Delays That Damage Confidence: Nearly half of respondents experienced contract exchanges taking between three and six months, far longer than they expected or felt was reasonable. These delays increase the likelihood of fall-throughs, inflate costs, and place enormous emotional strain on households trying to plan their lives.

Yet consumers also sent a powerful message of optimism.

Digital Readiness and Trust: An overwhelming 82% supported the idea of a Digital Property Pack, while 77% said they would willingly use secure technology to share documents and data—provided it was trustworthy. Crucially, data security emerged as the top priority, reinforcing the need for frameworks that combine openness with robust governance.

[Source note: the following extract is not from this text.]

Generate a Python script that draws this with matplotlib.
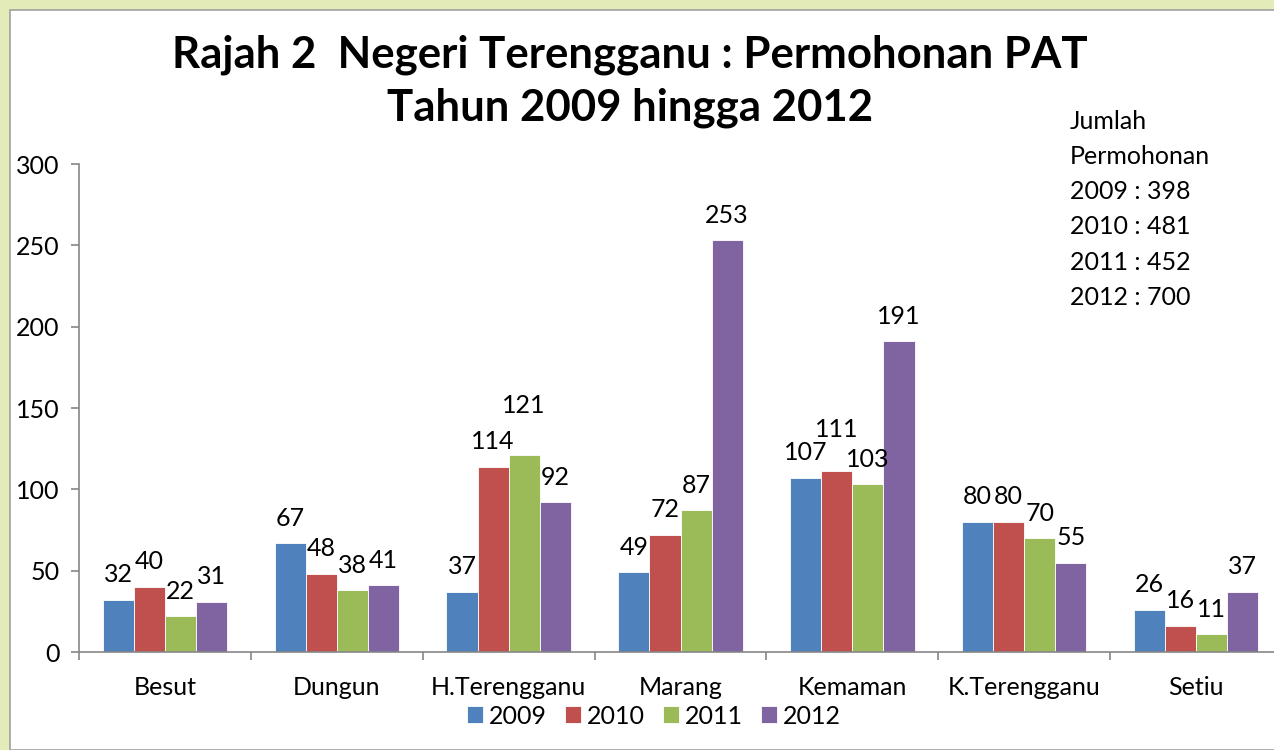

The conclusion was clear: consumers are not resistant to digital change. They are actively asking for it.

 

From Insight to Impact: What OPDA Members Pilots Proved

Under Maria Harris’s chairmanship, OPDA has always been committed to customer-centric and evidence-based reform. Rather than relying on theory alone, the association has worked with partners across the ecosystem to test what happens when property data is structured, authenticated, and shared through open standards.

The results from OPDA’s 2025 pilot programmes were transformational.

Speed Without Compromise

By replacing fragmented, document-based workflows with consent-driven data sharing, some transactions achieved contract exchange in as little as 15 days. This was not achieved by cutting corners, but by removing duplication and enabling professionals to access verified information at the right time.

Eliminating Fall-Throughs and Fraud

Structured data, combined with digital identity and auditability, resulted in a 43% reduction in fall-throughs and zero fraud incidents within the pilots. This is a powerful demonstration that better data is not just about efficiency—it is about resilience, consumer and industry protection.

Efficiency for Professionals

Estate agents, conveyancers, and mortgage professionals reported saving hundreds of hours by removing manual checks, document chasing, and automation of identifying and reconciling inconsistencies. These efficiency gains free professionals up to focus on advice, service quality, and risk management rather than administration.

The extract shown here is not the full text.